Очень трогательно, что в таком много испытавшем народе, как бельгийцы, который должен был, казалось, ожесточиться, который кажется таким прозаичным, живет такая нежная мечта. А она в нем живет, должно быть, об этом говорит сказка Метерлинка, которая носит на себе не только черты международной цивилизованной литературы, но и черты простой народной души фламандца.
15 ноября 1920
<Юбилейное приветствие Н.Ф. Монахову>
Дорогой Николай Федорович. Сегодня мы отмечаем двадцатипятилетие вашего служения театру. Театр это нежное чудовище, которое берет всего человека, если он призван, грубо выкидывает его, если он не призван. Оно в своих нежных лапах и баюкает и треплет человека, и надо иметь воистину призвание, воистину любовь к театру, чтобы не устать от его нежной грубости.

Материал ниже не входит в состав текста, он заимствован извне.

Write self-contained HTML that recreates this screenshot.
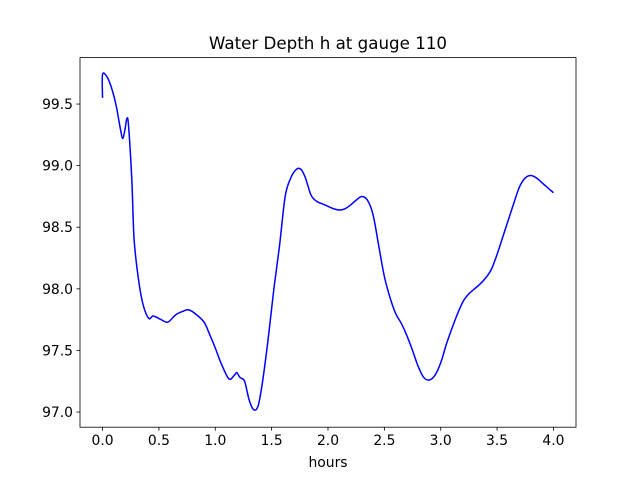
<!DOCTYPE html>
<html><head><meta charset="utf-8"><style>
html,body{margin:0;padding:0;background:#fff;}
svg text{font-family:"DejaVu Sans","Liberation Sans",sans-serif;fill:#000;}
</style></head><body>
<svg id="chart" width="640" height="480" viewBox="0 0 640 480" xmlns="http://www.w3.org/2000/svg">
<rect width="640" height="480" fill="#fff"/>
<text x="328" y="49" font-size="16.7" text-anchor="middle">Water Depth h at gauge 110</text>
<g id="ticks"></g>
<path id="line" fill="none" stroke="#0000ff" stroke-width="1.5" stroke-linejoin="round"/>
<rect x="80" y="57.6" width="496" height="369.6" fill="none" stroke="#000" stroke-width="0.8"/>
<text x="328" y="467" font-size="13.9" text-anchor="middle">hours</text>
</svg>
<script>
const xValues=[0,0,0.04,0.08,0.12,0.16,0.18,0.2,0.215,0.23,0.26,0.28,0.32,0.36,0.41,0.45,0.52,0.58,0.65,0.72,0.76,0.82,0.9,0.95,1.0,1.05,1.12,1.17,1.19,1.22,1.26,1.3,1.34,1.38,1.42,1.47,1.52,1.57,1.62,1.67,1.72,1.76,1.8,1.85,1.9,1.95,2.0,2.05,2.1,2.15,2.2,2.25,2.3,2.35,2.4,2.45,2.5,2.55,2.6,2.65,2.7,2.75,2.8,2.85,2.9,2.95,3.0,3.05,3.1,3.15,3.2,3.25,3.3,3.35,3.4,3.45,3.5,3.55,3.6,3.65,3.7,3.75,3.8,3.85,3.9,3.95,4.0];
const depthValues=[99.55,99.74,99.72,99.63,99.49,99.29,99.22,99.3,99.38,99.33,98.88,98.4,98.07,97.87,97.76,97.78,97.75,97.73,97.79,97.82,97.83,97.8,97.73,97.63,97.52,97.4,97.27,97.3,97.32,97.28,97.25,97.1,97.02,97.05,97.25,97.6,98.0,98.35,98.75,98.9,98.97,98.97,98.9,98.76,98.71,98.69,98.67,98.65,98.64,98.65,98.68,98.72,98.75,98.72,98.6,98.35,98.1,97.93,97.8,97.72,97.62,97.5,97.37,97.28,97.26,97.3,97.4,97.55,97.68,97.8,97.9,97.96,98.0,98.04,98.09,98.16,98.28,98.42,98.56,98.7,98.83,98.9,98.92,98.9,98.86,98.82,98.78];
const xTicks=[0,0.5,1,1.5,2,2.5,3,3.5,4];
const xTickLabels=["0.0","0.5","1.0","1.5","2.0","2.5","3.0","3.5","4.0"];
const yTicks=[97,97.5,98,98.5,99,99.5];
const yTickLabels=["97.0","97.5","98.0","98.5","99.0","99.5"];
const L=80,R=576,T=57.6,B=427.2;
const xmin=-0.2,xmax=4.2,ymin=96.877,ymax=99.877;
const sx=v=>L+(v-xmin)/(xmax-xmin)*(R-L);
const sy=v=>B-(v-ymin)/(ymax-ymin)*(B-T);
const NS="http://www.w3.org/2000/svg";
const g=document.getElementById('ticks');
function mk(tag,attrs){const e=document.createElementNS(NS,tag);for(const k in attrs)e.setAttribute(k,attrs[k]);g.appendChild(e);return e;}
xTicks.forEach((v,i)=>{
  const x=sx(v);
  const t=mk('line',{x1:x,x2:x,y1:B,y2:B+3.5,stroke:'#000','stroke-width':0.8});
  
  
  const tx=mk('text',{x:x,y:B+18,'font-size':13.9,'text-anchor':'middle'});
  tx.textContent=xTickLabels[i];
  
  
});
yTicks.forEach((v,i)=>{
  const y=sy(v);
  const t=mk('line',{x1:L-3.5,x2:L,y1:y,y2:y,stroke:'#000','stroke-width':0.8});
  
  
  const tx=mk('text',{x:L-7,y:y+5,'font-size':13.9,'text-anchor':'end'});
  tx.textContent=yTickLabels[i];
  
  
});
// smooth path (Catmull-Rom)
const pts=xValues.map((x,i)=>[sx(x),sy(depthValues[i])]);
let d='M'+pts[0][0]+','+pts[0][1];
for(let i=0;i<pts.length-1;i++){
  const p0=pts[Math.max(i-1,0)],p1=pts[i],p2=pts[i+1],p3=pts[Math.min(i+2,pts.length-1)];
  const c1=[p1[0]+(p2[0]-p0[0])/6,p1[1]+(p2[1]-p0[1])/6];
  const c2=[p2[0]-(p3[0]-p1[0])/6,p2[1]-(p3[1]-p1[1])/6];
  d+=' C'+c1[0]+','+c1[1]+' '+c2[0]+','+c2[1]+' '+p2[0]+','+p2[1];
}
document.getElementById('line').setAttribute('d',d);
</script>
</body></html>
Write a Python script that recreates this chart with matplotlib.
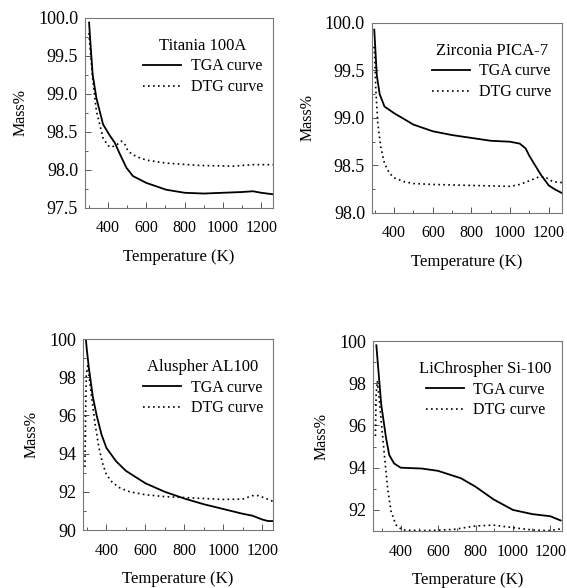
import matplotlib
matplotlib.use("Agg")
import matplotlib.pyplot as plt
from matplotlib.ticker import MultipleLocator, FormatStrFormatter

plt.rcParams["font.family"] = ["Liberation Serif", "DejaVu Serif"]

# Titania 100A
TI_TGA_T = [301, 310, 320, 339, 374, 410, 435, 460, 496, 530, 600, 704, 800, 900, 1000, 1100, 1157, 1200, 1262]
TI_TGA_M = [99.94, 99.6, 99.25, 98.95, 98.6, 98.45, 98.36, 98.22, 98.03, 97.92, 97.83, 97.74, 97.70, 97.69, 97.70, 97.71, 97.72, 97.70, 97.68]
TI_DTG_T = [300, 310, 320, 339, 374, 400, 417, 445, 470, 490, 504, 530, 565, 600, 704, 878, 1052, 1157, 1262]
TI_DTG_M = [99.8, 99.5, 99.2, 98.78, 98.42, 98.32, 98.30, 98.33, 98.38, 98.33, 98.25, 98.2, 98.16, 98.13, 98.09, 98.06, 98.05, 98.07, 98.07]

# Zirconia PICA-7
ZR_TGA_T = [297, 310, 325, 350, 400, 500, 600, 700, 800, 900, 1000, 1050, 1080, 1100, 1130, 1160, 1200, 1230, 1268]
ZR_TGA_M = [99.93, 99.45, 99.25, 99.12, 99.05, 98.93, 98.86, 98.82, 98.79, 98.76, 98.75, 98.73, 98.68, 98.60, 98.50, 98.40, 98.29, 98.25, 98.21]
ZR_DTG_T = [297, 305, 315, 330, 350, 375, 400, 450, 500, 600, 800, 1000, 1050, 1100, 1150, 1180, 1220, 1268]
ZR_DTG_M = [99.75, 99.3, 98.95, 98.7, 98.52, 98.42, 98.37, 98.33, 98.31, 98.30, 98.29, 98.28, 98.30, 98.34, 98.38, 98.38, 98.33, 98.32]

# Aluspher AL100
AL_TGA_T = [292, 300, 310, 330, 350, 375, 400, 450, 500, 600, 700, 800, 900, 1000, 1100, 1150, 1200, 1230, 1255]
AL_TGA_M = [100.3, 99.4, 98.5, 97.0, 96.0, 95.0, 94.3, 93.6, 93.1, 92.45, 92.0, 91.65, 91.35, 91.1, 90.85, 90.75, 90.55, 90.47, 90.47]
AL_DTG_T = [290, 293, 297, 305, 320, 340, 360, 380, 400, 430, 470, 520, 600, 700, 800, 900, 1000, 1100, 1150, 1180, 1220, 1255]
AL_DTG_M = [93.3, 96.0, 98.2, 98.6, 97.3, 95.7, 94.4, 93.5, 92.9, 92.5, 92.2, 92.0, 91.85, 91.75, 91.7, 91.65, 91.6, 91.62, 91.8, 91.8, 91.65, 91.5]

# LiChrospher Si-100
LI_TGA_T = [270, 296, 322, 339, 365, 400, 513, 600, 722, 800, 896, 1000, 1104, 1200, 1255]
LI_TGA_M = [99.8, 97.0, 95.4, 94.6, 94.2, 94.0, 93.96, 93.85, 93.5, 93.1, 92.5, 92.0, 91.8, 91.7, 91.5]
LI_DTG_T = [265, 269, 275, 285, 296, 313, 330, 348, 374, 409, 513, 600, 687, 800, 896, 1000, 1104, 1191, 1255]
LI_DTG_M = [95.5, 97.5, 98.1, 97.3, 96.2, 94.6, 93.05, 91.95, 91.3, 91.05, 91.02, 91.04, 91.08, 91.24, 91.28, 91.16, 91.05, 91.02, 91.1]

PANELS = [
    # name, axes rect, xlim, ylim, y major, y minor, y format, tga, dtg
    ("Titania 100A", [0.150, 0.6463, 0.3316, 0.3231], (280, 1262), (97.5, 100.0), 0.5, 0.25, "%.1f",
     (TI_TGA_T, TI_TGA_M), (TI_DTG_T, TI_DTG_M)),
    ("Zirconia PICA-7", [0.656, 0.6378, 0.335, 0.3231], (285, 1268), (98.0, 100.0), 0.5, 0.25, "%.1f",
     (ZR_TGA_T, ZR_TGA_M), (ZR_DTG_T, ZR_DTG_M)),
    ("Aluspher AL100", [0.1464, 0.0986, 0.335, 0.3248], (280, 1255), (90, 100), 2, 1, "%d",
     (AL_TGA_T, AL_TGA_M), (AL_DTG_T, AL_DTG_M)),
    ("LiChrospher Si-100", [0.6578, 0.0969, 0.3333, 0.3231], (252, 1262), (91, 100), 2, 1, "%d",
     (LI_TGA_T, LI_TGA_M), (LI_DTG_T, LI_DTG_M)),
]

fig = plt.figure(figsize=(5.67, 5.88), dpi=100)

for name, rect, xlim, ylim, ymaj, ymin, yfmt, tga, dtg in PANELS:
    ax = fig.add_axes(rect)
    ax.plot(tga[0], tga[1], color="black", lw=1.3, label="TGA curve")
    ax.plot(dtg[0], dtg[1], color="black", lw=1.2, linestyle=(0, (1, 2)), label="DTG curve")
    ax.set_xlim(*xlim)
    ax.set_ylim(*ylim)
    ax.xaxis.set_major_locator(MultipleLocator(200))
    ax.xaxis.set_minor_locator(MultipleLocator(100))
    ax.yaxis.set_major_locator(MultipleLocator(ymaj))
    ax.yaxis.set_minor_locator(MultipleLocator(ymin))
    ax.yaxis.set_major_formatter(FormatStrFormatter(yfmt))
    ax.set_xticks([400, 600, 800, 1000, 1200])
    ax.tick_params(which="both", direction="in", color="#555555", width=0.7)
    ax.tick_params(which="major", length=4)
    ax.tick_params(which="minor", length=2)
    ax.tick_params(axis="x", pad=9, labelsize=11.5)
    ax.tick_params(axis="y", pad=5, labelsize=13)
    for sp in ax.spines.values():
        sp.set_color("#777777")
        sp.set_linewidth(0.8)
    ax.set_xlabel("Temperature (K)", fontsize=12, labelpad=9)
    ax.set_ylabel("Mass%", fontsize=11.5, labelpad=7)
    leg = ax.legend(title=name, loc="upper right", bbox_to_anchor=(0.98, 0.93),
                    borderaxespad=0, frameon=False, fontsize=11.5, title_fontsize=12,
                    handlelength=2.4, handletextpad=0.6, labelspacing=0.3)

fig.savefig("out.png", dpi=100)
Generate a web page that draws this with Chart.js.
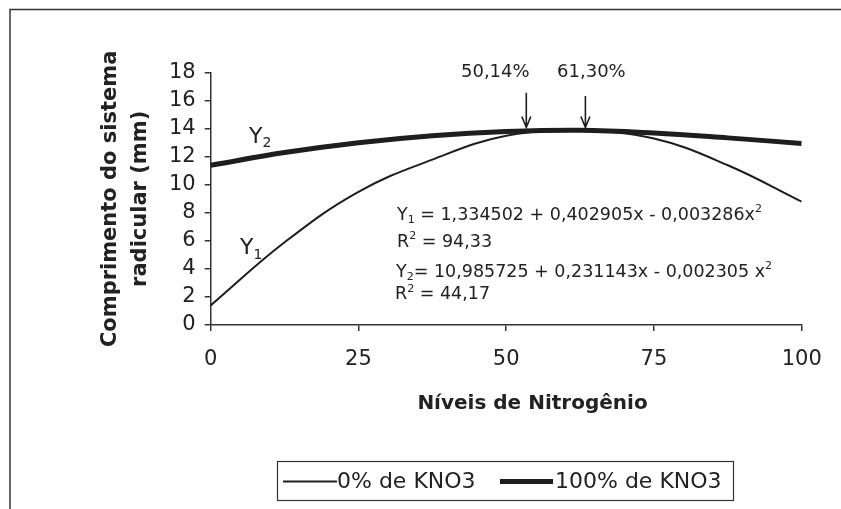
<!DOCTYPE html>
<html><head><meta charset="utf-8">
<script src="https://cdn.jsdelivr.net/npm/chart.js@4.4.1/dist/chart.umd.min.js"></script>
<style>html,body{margin:0;padding:0;background:#fff;} #wrap{width:841px;height:509px;position:relative;}</style>
</head><body><div id="wrap"><canvas id="c" width="841" height="509"></canvas></div>
<script>
// ---- data ----
const nitrogenLevels = [0, 12.5, 25, 37.5, 50, 62.5, 75, 87.5, 100];
const y1Values = [1.4, 5.9, 9.5, 11.8, 13.5, 13.85, 13.3, 11.4, 8.8];       // 0% de KNO3
const y2Values = [11.4, 12.3, 13.0, 13.5, 13.8, 13.9, 13.7, 13.35, 12.95];  // 100% de KNO3
const xTickValues = [0, 25, 50, 75, 100];
const yTickValues = [0, 2, 4, 6, 8, 10, 12, 14, 16, 18];
const seriesNames = ['0% de KNO3', '100% de KNO3'];
const xTitle = 'Níveis de Nitrogênio';
const yTitle = ['Comprimento do sistema', 'radicular (mm)'];
const arrowLabels = ['50,14%', '61,30%'];
const arrowXValues = [53.4, 63.4];
const arrowTipValue = 13.95;
const eqY1 = ['Y', '1', ' = 1,334502 + 0,402905x - 0,003286x', '2'];
const r2Y1 = ['R', '2', ' = 94,33'];
const eqY2 = ['Y', '2', '= 10,985725 + 0,231143x - 0,002305 x', '2'];
const r2Y2 = ['R', '2', ' = 44,17'];

const FONT = 'DejaVu Sans';
const INK = '#1e1e1e';

function pts(vals){ return nitrogenLevels.map((x,i)=>({x:x,y:vals[i]})); }

function drawRich(ctx, x, y, parts, kinds, size){
  ctx.textBaseline = 'alphabetic';
  ctx.textAlign = 'left';
  let cx = x;
  parts.forEach((t,i)=>{
    const k = kinds[i];
    if (k === 'n'){ ctx.font = size+'px "'+FONT+'"'; ctx.fillText(t,cx,y); }
    else if (k === 'sub'){ ctx.font = Math.round(size*0.62)+'px "'+FONT+'"'; ctx.fillText(t,cx,y+size*0.22); }
    else { ctx.font = Math.round(size*0.62)+'px "'+FONT+'"'; ctx.fillText(t,cx,y-size*0.42); }
    cx += ctx.measureText(t).width;
  });
}

const decor = {
  id: 'decor',
  beforeDraw(chart){
    const ctx = chart.ctx;
    ctx.save();
    ctx.fillStyle = '#fff'; ctx.fillRect(0,0,chart.width,chart.height);
    ctx.strokeStyle = '#333'; ctx.lineWidth = 1.5;
    ctx.beginPath();
    ctx.moveTo(10, 509); ctx.lineTo(10, 9.5); ctx.lineTo(841, 9.5);
    ctx.stroke();
    ctx.restore();
  },
  afterDraw(chart){
    const ctx = chart.ctx, xs = chart.scales.x, ys = chart.scales.y;
    ctx.save();
    ctx.fillStyle = '#222';
    ctx.font = 'bold 20px "'+FONT+'"';
    ctx.textAlign = 'center'; ctx.textBaseline = 'alphabetic';
    ctx.fillText(xTitle, 532.5, 408.5);

    drawRich(ctx, 249, 142.5, ['Y','2'], ['n','sub'], 22);
    drawRich(ctx, 240, 254, ['Y','1'], ['n','sub'], 22);

    drawRich(ctx, 397, 219.5, eqY1, ['n','sub','n','sup'], 17.5);
    drawRich(ctx, 397, 246.5, r2Y1, ['n','sup','n'], 17.5);
    drawRich(ctx, 396, 276.5, eqY2, ['n','sub','n','sup'], 17.5);
    drawRich(ctx, 395, 299, r2Y2, ['n','sup','n'], 17.5);

    ctx.strokeStyle = INK; ctx.lineWidth = 1.6;
    const tops = [92.7, 96];
    const labelDx = [-31, 6];
    arrowXValues.forEach((xv,i)=>{
      const px = xs.getPixelForValue(xv);
      const tip = ys.getPixelForValue(arrowTipValue) - 2;
      ctx.beginPath();
      ctx.moveTo(px, tops[i]); ctx.lineTo(px, tip);
      ctx.moveTo(px-4.5, tip-11); ctx.lineTo(px, tip); ctx.lineTo(px+4.5, tip-11);
      ctx.stroke();
      ctx.font = '18px "'+FONT+'"';
      ctx.textAlign = 'center'; ctx.textBaseline = 'middle';
      ctx.fillText(arrowLabels[i], px + labelDx[i], 72);
    });

    ctx.strokeStyle = '#333'; ctx.lineWidth = 1.2;
    ctx.strokeRect(277.5, 461.5, 456, 39);
    const ly = 481.5;
    ctx.strokeStyle = INK;
    ctx.lineWidth = 2; ctx.beginPath(); ctx.moveTo(283, ly); ctx.lineTo(337, ly); ctx.stroke();
    ctx.lineWidth = 5; ctx.beginPath(); ctx.moveTo(500, ly); ctx.lineTo(553, ly); ctx.stroke();
    ctx.font = '22px "'+FONT+'"'; ctx.textAlign = 'left'; ctx.textBaseline = 'middle';
    ctx.fillStyle = '#222';
    ctx.fillText(seriesNames[0], 337, ly+1);
    ctx.fillText(seriesNames[1], 555, ly+1);
    ctx.restore();
  }
};

const gridOpts = { display:true, drawOnChartArea:false, drawTicks:true, tickLength:6, color:'#333', lineWidth:1.5 };
const borderOpts = { display:true, color:'#333', width:1.5 };

new Chart(document.getElementById('c'), {
  type: 'line',
  data: {
    datasets: [
      { label: seriesNames[0], data: pts(y1Values), borderColor: INK, borderWidth: 2, pointRadius: 0, tension: 0.4, fill: false },
      { label: seriesNames[1], data: pts(y2Values), borderColor: INK, borderWidth: 5, pointRadius: 0, tension: 0.4, fill: false }
    ]
  },
  options: {
    responsive: false, animation: false,
    layout: { padding: { left: 0, top: 72.7, right: 39.3, bottom: 0 } },
    plugins: { legend: { display: false }, tooltip: { enabled: false } },
    scales: {
      x: {
        type: 'linear', min: 0, max: 100,
        afterBuildTicks: s => { s.ticks = xTickValues.map(v => ({ value: v })); },
        ticks: { font: { family: FONT, size: 21 }, color: '#222', padding: 16, maxRotation: 0, autoSkip: false },
        grid: gridOpts, border: borderOpts,
        afterFit: s => { s.height = 184; }
      },
      y: {
        type: 'linear', min: 0, max: 18,
        afterBuildTicks: s => { s.ticks = yTickValues.map(v => ({ value: v })); },
        ticks: { font: { family: FONT, size: 21 }, color: '#222', padding: 9, autoSkip: false },
        grid: gridOpts, border: borderOpts,
        title: { display: true, text: yTitle, color: '#222',
                 font: { family: FONT, size: 21, weight: 'bold', lineHeight: 30/21 },
                 padding: { top: 96, bottom: 0 } },
        afterFit: s => { s.width = 210.7; }
      }
    }
  },
  plugins: [decor]
});
</script>
</body></html>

Двадцать пять лет — для театрального человека путь очень длинный. Свое призвание, свою неусталость вы доказали тем, что уже в конце этого пути, когда вас окружала и слава и молва, вы смело вступили в новую для вас область театра: в область чистой драмы, притом — высокой драмы, романтической трагедии. И вы сразу вступили в эту область не как робкий юноша, а как большой артист. Менее чем в два года вы создали незабываемые образы: короля Филиппа и царевича Алексея. Вы вложили и вдохновение, и любовь, и чуткость, и тонкость в ряд других образов: Франца Моора и Шейлока, Бенедикта и Яго. И огонь таланта вашего, о котором нечего говорить, потому что так много людей уже видит его издалека, — этот огонь вы развели среди окружающего нас пустыря, сожженного войной, когда многие Музы и Музы многих молчат, и закрывают лица, и не имеют сил разжать уста.
Все мы видим это воочию; но объяснить это одной артистичностью натуры вашей, одним прирожденным талантом — нельзя. Работающие рядом с вами понимают и, поверьте, умеют ценить, что вы, будучи большим артистом, кроме того — и мастер; то есть знаете приемы работы от простых ремесленных до самых сложных и владеете этими приемами; вы по своей воле оковали самого себя железной дисциплиной; вы не снимаете того тяжелого панцыря, под которым бьется ваше артистическое сердце; вы умеете носить этот тяжкий панцырь так, что посторонним он кажется легким, и только близко к вам стоящие могут видеть, как он тяжел.